The therapeutic potential of CD38 inhibition was tested using Compound 78c, a selective CD38 inhibitor, administered intraperitoneally in the ID8 syngeneic mouse model. Treatment significantly reduced tumor volume and weight compared to controls. Flow cytometry revealed decreased infiltration of CD4+ and CD8+ T cells in tumors and reduced CD38 surface expression on T cells, alongside decreased PD-L1 expression—suggesting the inhibitor can simultaneously suppress tumor growth and remodel the immunosuppressive TME. These findings position CD38 as a compelling dual-target in EOC: acting both as a direct tumor driver and as an immunosuppressive TME architect.
Key Findings
- CD38 is significantly overexpressed in EOC tumor cells, TILs, and fibroblasts, correlating with advanced disease stage.
- CD38 drives EOC proliferation and metastasis via PI3K-AKT-mTOR and IL-6-JAK-STAT3 pathway activation.
- High CD38 expression reshapes the TME by increasing immunosuppressive cell infiltration and impairing T cell tumor recognition.
- CD38 positively correlates with PD-L1, CTLA-4, LAG-3, and TIM-3, predicting poor ICB response.

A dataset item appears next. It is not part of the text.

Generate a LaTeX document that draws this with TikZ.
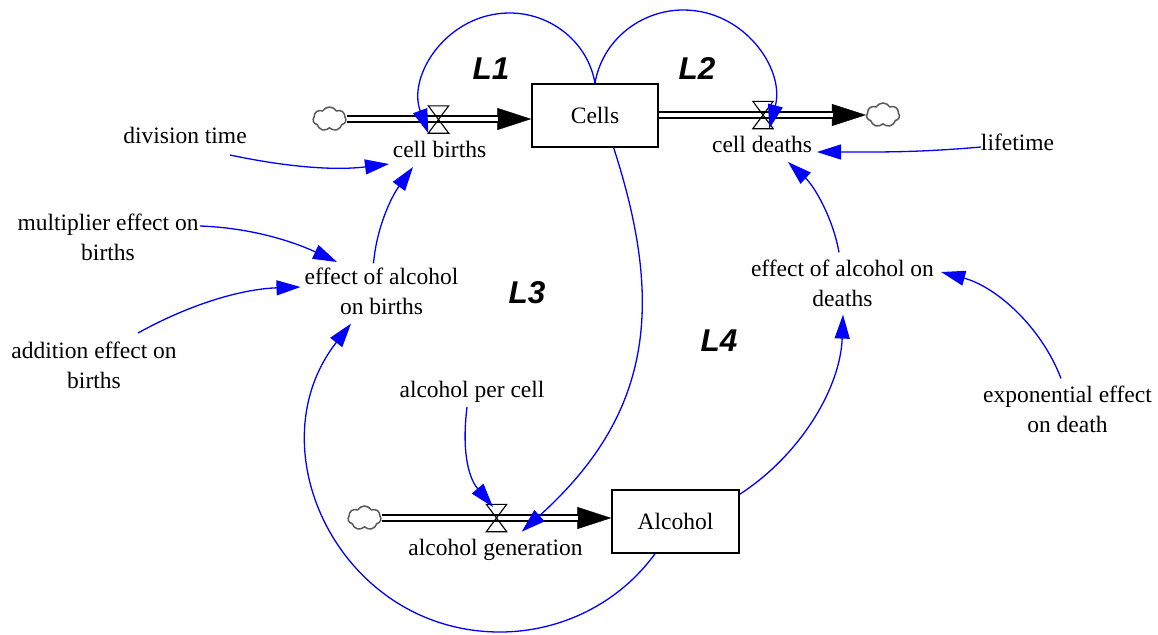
\documentclass[tikz,border=0pt]{standalone}
\usepackage{fontspec}
\setmainfont{Liberation Serif}
\newfontfamily\loopfont{Liberation Sans}
\usetikzlibrary{arrows.meta,shapes.symbols,calc}
\begin{document}
\begin{tikzpicture}[x=1pt,y=1pt,
  every node/.style={font=\fontsize{23.5}{30}\selectfont},
  txt/.style={inner sep=4pt, text height=0.7em, text depth=0.25em},
  txttwo/.style={inner sep=4pt, align=center},
  stock/.style={draw, line width=1.5pt, minimum width=126pt, minimum height=63pt, inner sep=0pt},
  cloudn/.style={cloud, cloud puffs=7, cloud puff arc=120, aspect=1.35, draw=black!65, line width=1.5pt, minimum width=33pt, minimum height=24pt, inner sep=0pt},
  valven/.style={inner sep=0pt, minimum width=20pt, minimum height=27pt},
  valvedraw/.style={line width=1.1pt, line join=miter},
  pipe/.style={double, double distance=3.4pt, line width=2pt, shorten >=33pt},
  pipehead/.style={line width=0.4pt, -{Triangle[length=34pt,width=22pt]}},
  link/.style={draw=blue, line width=1.3pt, -{Triangle[length=24pt,width=15pt]}},
  looplabel/.style={font=\loopfont\bfseries\itshape\fontsize{31.5}{36}\selectfont, inner sep=0pt},
]
\useasboundingbox (0,0) rectangle (1158,-634);

% stocks
\node[stock] (cells) at (595,-115.5) {Cells};
\node[stock, minimum width=127pt] (alc) at (675.5,-521.5) {Alcohol};
% clouds
\node[cloudn] (src1) at (329.5,-119) {};
\node[cloudn] (sink) at (883,-115) {};
\node[cloudn] (src2) at (364.5,-518) {};
% valves
\node[valven] (vb) at (438.5,-119.5) {};
\node[valven] (vd) at (763,-115) {};
\node[valven] (va) at (496.5,-518) {};

% variables
\node[txt, anchor=base] (births) at (439.5,-157) {cell births};
\node[txt, anchor=base] (deaths) at (762,-152) {cell deaths};
\node[txt, anchor=base] (divtime) at (185,-143) {division time};
\node[txt, anchor=base] (lifetime) at (1017.5,-150) {lifetime};
\node[txt, anchor=base] (apc) at (472,-397) {alcohol per cell};
\node[txt, anchor=base] (agen) at (495.5,-555) {alcohol generation};
\node[txttwo] (mult) at (108,-237) {multiplier effect on\\births};
\node[txttwo] (addn) at (94,-365) {addition effect on\\births};
\node[txttwo] (eob) at (381.5,-291) {effect of alcohol\\on births};
\node[txttwo] (eod) at (842.5,-283) {effect of alcohol on\\deaths};
\node[txttwo] (expo) at (1067.5,-409) {exponential effect\\on death};

% loop labels
\node[looplabel] (l1) at (491,-69) {L1};
\node[looplabel] (l2) at (697,-69) {L2};
\node[looplabel] (l3) at (527,-293) {L3};
\node[looplabel] (l4) at (719,-341) {L4};

% way points of the circular links
\coordinate (l1top) at (509.6,-13);
\coordinate (l2top) at (683.4,-10);
\coordinate (l3bot) at (500,-632);

% pipes
\draw[pipehead] (src1.east) -- (src1.east -| cells.west);
\draw[pipe] (src1.east) -- (src1.east -| cells.west);
\draw[pipehead] (cells.east |- sink.west) -- (sink.west);
\draw[pipe] (cells.east |- sink.west) -- (sink.west);
\draw[pipehead] (src2.east) -- (src2.east -| alc.west);
\draw[pipe] (src2.east) -- (src2.east -| alc.west);

% valve symbols
\foreach \v in {vb,vd,va}
  \draw[valvedraw] (\v.north west) -- (\v.north east) -- (\v.south west) -- (\v.south east) -- cycle;

% links
\draw[link] (cells.north) to[out=99.7, in=0, looseness=0.96] (l1top)
  to[out=180, in=110, looseness=1.09] (vb.south west);
\draw[link] (cells.north) to[out=80.6, in=180, looseness=0.96] (l2top)
  to[out=0, in=75, looseness=1.07] ($(vd.south east)+(-4,0)$);
\draw[link] (cells.-60) to[out=-72, in=42, out looseness=1.09, in looseness=1.12] ($(va.south east)+(15,0)$);
\draw[link] ($(apc.base)+(-5,-10)$) to[out=-97, in=130, looseness=1.0] ($(va.center)+(-3.5,11)$);
\draw[link] ($(alc.south)+(-20.5,0)$) to[out=-126, in=0, looseness=0.9] (l3bot)
  to[out=180, in=232, looseness=1.19] ($(eob.south)+(-30.5,-5)$);
\draw[link] ($(eob.north)+(-8,0)$) to[out=85, in=234, looseness=0.9] ($(births.base)+(-26.5,-10)$);
\draw[link] ($(mult.center)+(92,11)$) to[out=-2, in=155, looseness=0.9] ($(eob.center)+(-44.5,29)$);
\draw[link] ($(addn.center)+(44,32)$) to[out=29, in=182, looseness=0.9] ($(eob.west)+(0,4)$);
\draw[link] ($(divtime.base)+(45,-12)$) to[out=-12, in=187, looseness=0.9] ($(births.base)+(-50.5,-7)$);
\draw[link] ($(lifetime.base)+(-36.5,3)$) to[out=185, in=0] ($(deaths.base)+(55,0)$);
\draw[link] ($(eod.north)+(-3.5,3)$) to[out=100, in=317.5, looseness=0.87] ($(deaths.base)+(26,-10)$);
\draw[link] ($(alc.north east)+(0,-5)$) to[out=33, in=268, looseness=0.9] ($(eod.south)+(0.5,-4)$);
\draw[link] ($(expo.north)+(-6.5,3)$) to[out=111, in=345, looseness=0.9] ($(eod.east)+(3,11)$);
\end{tikzpicture}
\end{document}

- CD38 inhibitor Compound 78c reduced tumor growth, immune infiltration, and PD-L1 expression in a mouse EOC model.
Methodology
The study combined IHC on a 99-patient ovarian cancer TMA, lentiviral gene manipulation in multiple cell lines, syngeneic and xenograft mouse models, and multi-database bioinformatics (TCGA, scRNA-seq via TISCH2, CIBERSORT, GSEA, WGCNA, TIDE). CD38 inhibitor Compound 78c was evaluated in vivo with flow cytometry immune profiling of dissociated tumor tissue.
Study Limitations
The in vivo inhibitor study used only one mouse model (syngeneic ID8) and a single dose regimen, limiting translational confidence. The clinical TMA cohort of 99 patients lacked survival outcome data linked to CD38 IHC subgroups. Mechanistic dissection of CAF-specific CD38 contributions versus tumor-cell-intrinsic CD38 effects was not fully separated experimentally.